Que me lembre, o Dr. Pacheco Pereira, agora preocupado com a consignação do “empowerment às pessoas comuns”, termo que decerto não fará parte do léxico das classes sociais a que pertencem, sempre que se dignava evocar o cidadão comum, nos sucessivos programas televisivos em que tem participado, fazia-o num tom depreciativo (logo secundado pelo seu compagnon de route Lobo Xavier), concedendo-lhe um atestado de menoridade, ao declará-lo incapaz do exercício de qualquer direito cívico em sã consciência e com conhecimento de causa.
Nós sabemos que a opinião dos políticos é variável consoante os fins que pretendem atingir, mas isso não deveria justificar abastecer-se no quadro das carências sociais desses mesmos cidadãos para pretender virá-los contra si próprios, num futuro em que por via de uma assertiva prepotência cívica, lhes estivesse reservado o grau zero da sobrevivência humana e o forçoso isolamento de um estado de progressivo desenvolvimento económico e social.

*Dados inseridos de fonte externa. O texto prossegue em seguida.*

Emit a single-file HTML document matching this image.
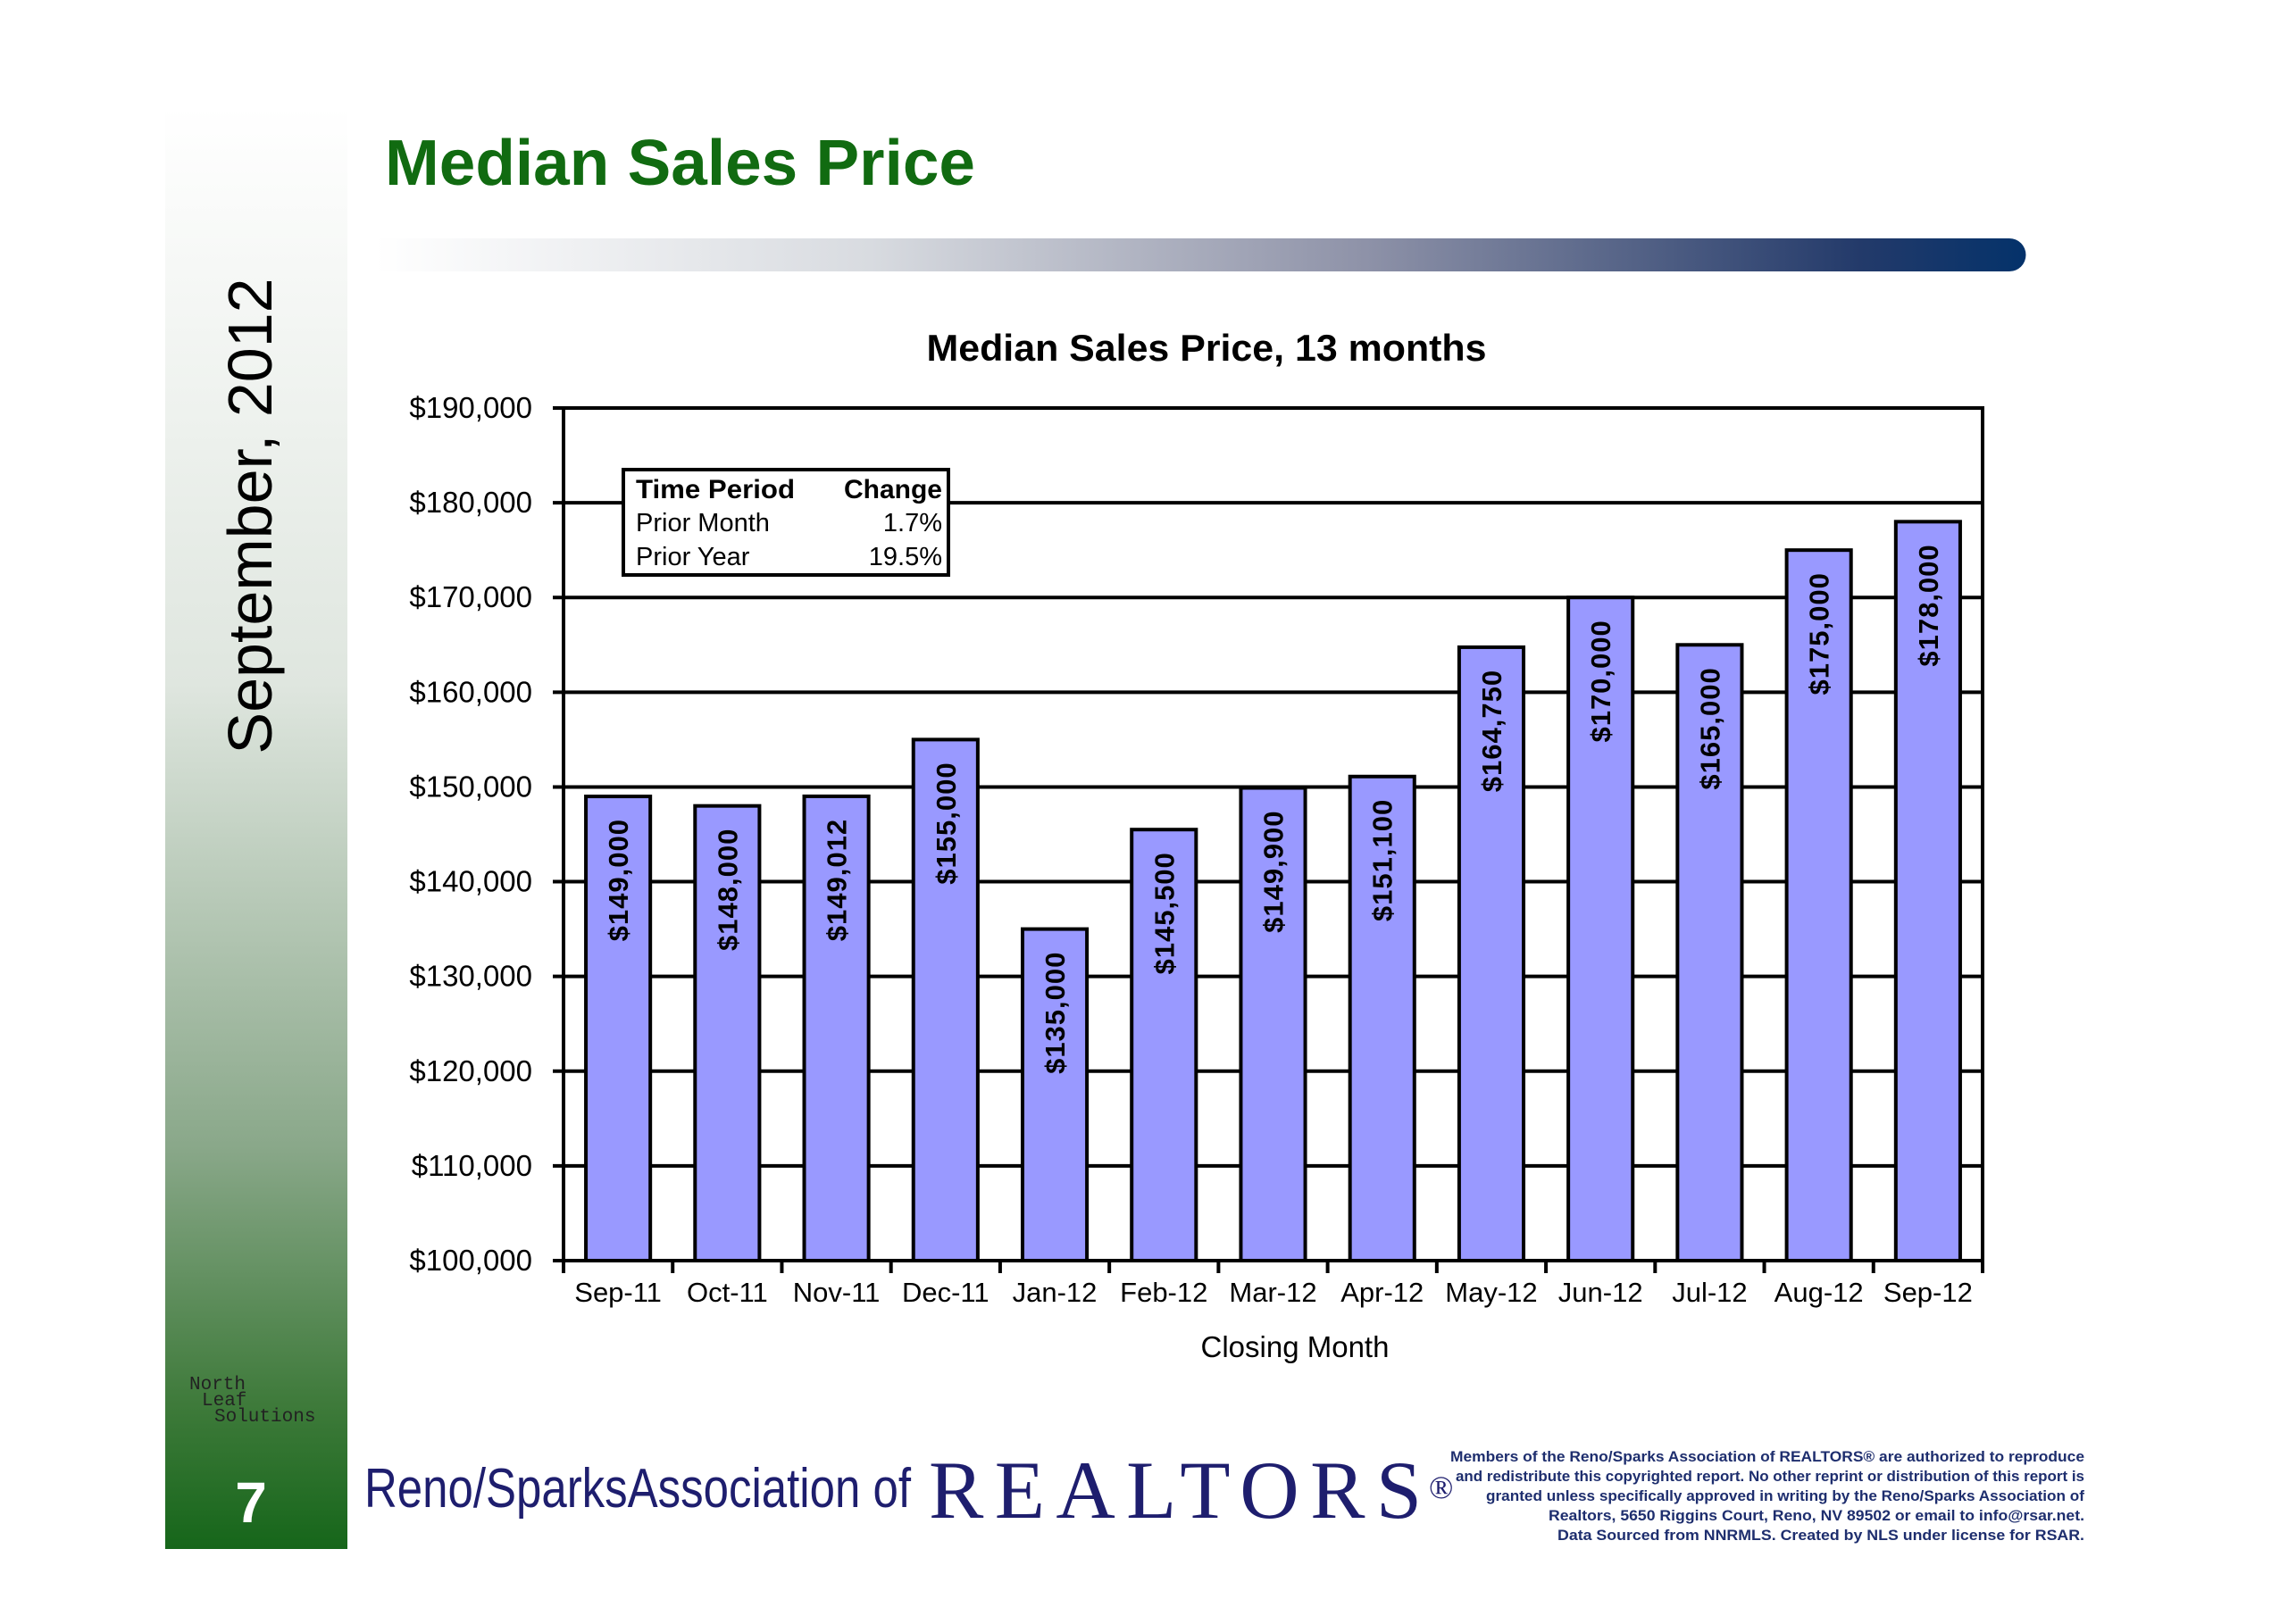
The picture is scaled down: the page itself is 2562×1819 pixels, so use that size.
<!DOCTYPE html>
<html><head><meta charset="utf-8"><style>
html,body{margin:0;padding:0;background:#fff}
svg{display:block;font-family:"Liberation Sans",Arial,sans-serif}
</style></head><body>
<svg id="chart" width="2562" height="1819" viewBox="0 0 2562 1819" xmlns="http://www.w3.org/2000/svg">
<defs>
<linearGradient id="side" x1="0" y1="0" x2="0" y2="1">
<stop offset="0" stop-color="#ffffff"/><stop offset="0.4" stop-color="#dfe6df"/><stop offset="0.72" stop-color="#8aa88a"/><stop offset="0.9" stop-color="#3e7a3a"/><stop offset="1" stop-color="#16661a"/></linearGradient>
<linearGradient id="bar" x1="0" y1="0" x2="1" y2="0">
<stop offset="0" stop-color="#ffffff"/><stop offset="0.3" stop-color="#d8dbe0"/><stop offset="0.6" stop-color="#8e92a8"/><stop offset="0.9" stop-color="#233a6a"/><stop offset="1" stop-color="#04326a"/></linearGradient>
</defs>
<rect x="185" y="120" width="204" height="1615" fill="url(#side)"/>
<text x="0" y="0" transform="translate(304,578) rotate(-90)" text-anchor="middle" font-size="70" fill="#000">September, 2012</text>
<text x="212" y="1556" font-size="21" font-family="Liberation Mono,monospace" fill="#222">North</text>
<text x="226" y="1574" font-size="21" font-family="Liberation Mono,monospace" fill="#222">Leaf</text>
<text x="240" y="1592" font-size="21" font-family="Liberation Mono,monospace" fill="#222">Solutions</text>
<text x="281" y="1705" text-anchor="middle" font-size="64" font-weight="bold" fill="#fff">7</text>
<text x="431" y="207" font-size="72" font-weight="bold" fill="#116b11" textLength="661" lengthAdjust="spacingAndGlyphs">Median Sales Price</text>
<path d="M420 267 H2250 A18 18 0 0 1 2250 304 H420 Z" fill="url(#bar)"/>
<text x="1351" y="404" text-anchor="middle" font-size="42" font-weight="bold" textLength="627" lengthAdjust="spacingAndGlyphs">Median Sales Price, 13 months</text>
<g id="plot"></g>
<g>
<rect x="706" y="530" width="364" height="118" fill="#fff" stroke="#000" stroke-width="4" transform="translate(-8,-4)"/>
<g transform="translate(-8,-4)">
<text x="720" y="562" font-size="30" font-weight="bold" textLength="178" lengthAdjust="spacingAndGlyphs">Time Period</text>
<text x="1063" y="562" font-size="30" font-weight="bold" text-anchor="end">Change</text>
<text x="720" y="599" font-size="29">Prior Month</text>
<text x="1063" y="599" font-size="29" text-anchor="end">1.7%</text>
<text x="720" y="637" font-size="29">Prior Year</text>
<text x="1063" y="637" font-size="29" text-anchor="end">19.5%</text>
</g>
</g>
<text x="1450" y="1536" text-anchor="middle" font-size="33" dy="-16">Closing Month</text>
<text x="408" y="1708" font-size="62" fill="#1e1e6e" textLength="612" lengthAdjust="spacingAndGlyphs" dy="-20">Reno/SparksAssociation of</text>
<text x="1040" y="1720" font-size="92" font-family="Liberation Serif,serif" fill="#1e1e6e" textLength="552" lengthAdjust="spacing" dy="-20">REALTORS</text>
<text x="1600" y="1698" font-size="36" font-family="Liberation Serif,serif" fill="#1e1e6e" dy="-20">®</text>
<g font-size="17" font-weight="bold" fill="#1e2e6e" text-anchor="end" transform="translate(-26,-18)">
<text x="2360" y="1655" textLength="710" lengthAdjust="spacingAndGlyphs">Members of the Reno/Sparks Association of REALTORS® are authorized to reproduce</text>
<text x="2360" y="1677" textLength="704" lengthAdjust="spacingAndGlyphs">and redistribute this copyrighted report.  No other reprint or distribution of this report is</text>
<text x="2360" y="1699" textLength="670" lengthAdjust="spacingAndGlyphs">granted unless specifically approved in writing by the Reno/Sparks Association of</text>
<text x="2360" y="1721" textLength="600" lengthAdjust="spacingAndGlyphs">Realtors, 5650 Riggins Court, Reno, NV 89502 or email to info@rsar.net.</text>
<text x="2360" y="1743" textLength="590" lengthAdjust="spacingAndGlyphs">Data Sourced from NNRMLS.  Created by NLS under license for RSAR.</text>
</g>
</svg>
<script>
const categories=["Sep-11","Oct-11","Nov-11","Dec-11","Jan-12","Feb-12","Mar-12","Apr-12","May-12","Jun-12","Jul-12","Aug-12","Sep-12"];
const values=[149000,148000,149012,155000,135000,145500,149900,151100,164750,170000,165000,175000,178000];
const valueLabels=["$149,000","$148,000","$149,012","$155,000","$135,000","$145,500","$149,900","$151,100","$164,750","$170,000","$165,000","$175,000","$178,000"];
const yTicks=[100000,110000,120000,130000,140000,150000,160000,170000,180000,190000];
const yTickLabels=["$100,000","$110,000","$120,000","$130,000","$140,000","$150,000","$160,000","$170,000","$180,000","$190,000"];

const NS="http://www.w3.org/2000/svg";
const L=631,R=2220,T=457,B=1412,yMin=100000,yMax=190000;
const y=v=>B-(v-yMin)/(yMax-yMin)*(B-T);
const band=(R-L)/categories.length;
const x=i=>L+band*i;
const g=document.getElementById('plot');
function mk(tag,attrs){const e=document.createElementNS(NS,tag);for(const k in attrs)e.setAttribute(k,attrs[k]);g.appendChild(e);return e;}
yTicks.forEach((t,i)=>{
  const ln=mk('line',{x1:L-12,x2:R,y1:y(t),y2:y(t),stroke:'#000','stroke-width':4});
  
  
  const tx=mk('text',{x:596,y:y(t)+11,'text-anchor':'end','font-size':33});
  tx.textContent=yTickLabels[i];
  
  
});
const bw=band*0.59;
values.forEach((v,i)=>{
  const cx=x(i)+band/2;
  const r=mk('rect',{x:cx-bw/2,y:y(v),width:bw,height:B-y(v),fill:'#9999ff',stroke:'#000','stroke-width':4});
  
  
  const t=mk('text',{transform:`translate(${cx+11},${y(v)+25}) rotate(-90)`,'text-anchor':'end','font-size':31,'font-weight':'bold','letter-spacing':'1'});
  t.textContent=valueLabels[i];
  
  
  const xl=mk('text',{x:cx,y:1474,dy:-16,'text-anchor':'middle','font-size':31});
  xl.textContent=categories[i];
  
  
});
for(let i=0;i<=categories.length;i++){
  const tk=mk('line',{x1:x(i),x2:x(i),y1:B,y2:B+14,stroke:'#000','stroke-width':4});
  
  
}
const frame=mk('rect',{x:L,y:T,width:R-L,height:B-T,fill:'none',stroke:'#000','stroke-width':4});


</script>
</body></html>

Que é o que aconteceria num cenário de descontrolo do défice orçamental, implicando directamente a suspensão do programa de reformas em curso.
Desonestidade intelectual é como me é dado interpretar este posicionamento ideológico de José Pacheco Pereira. Debata-se, mas debata-se a inevitabilidade da entrada em vigor do Tratado e não a sua dispensabilidade.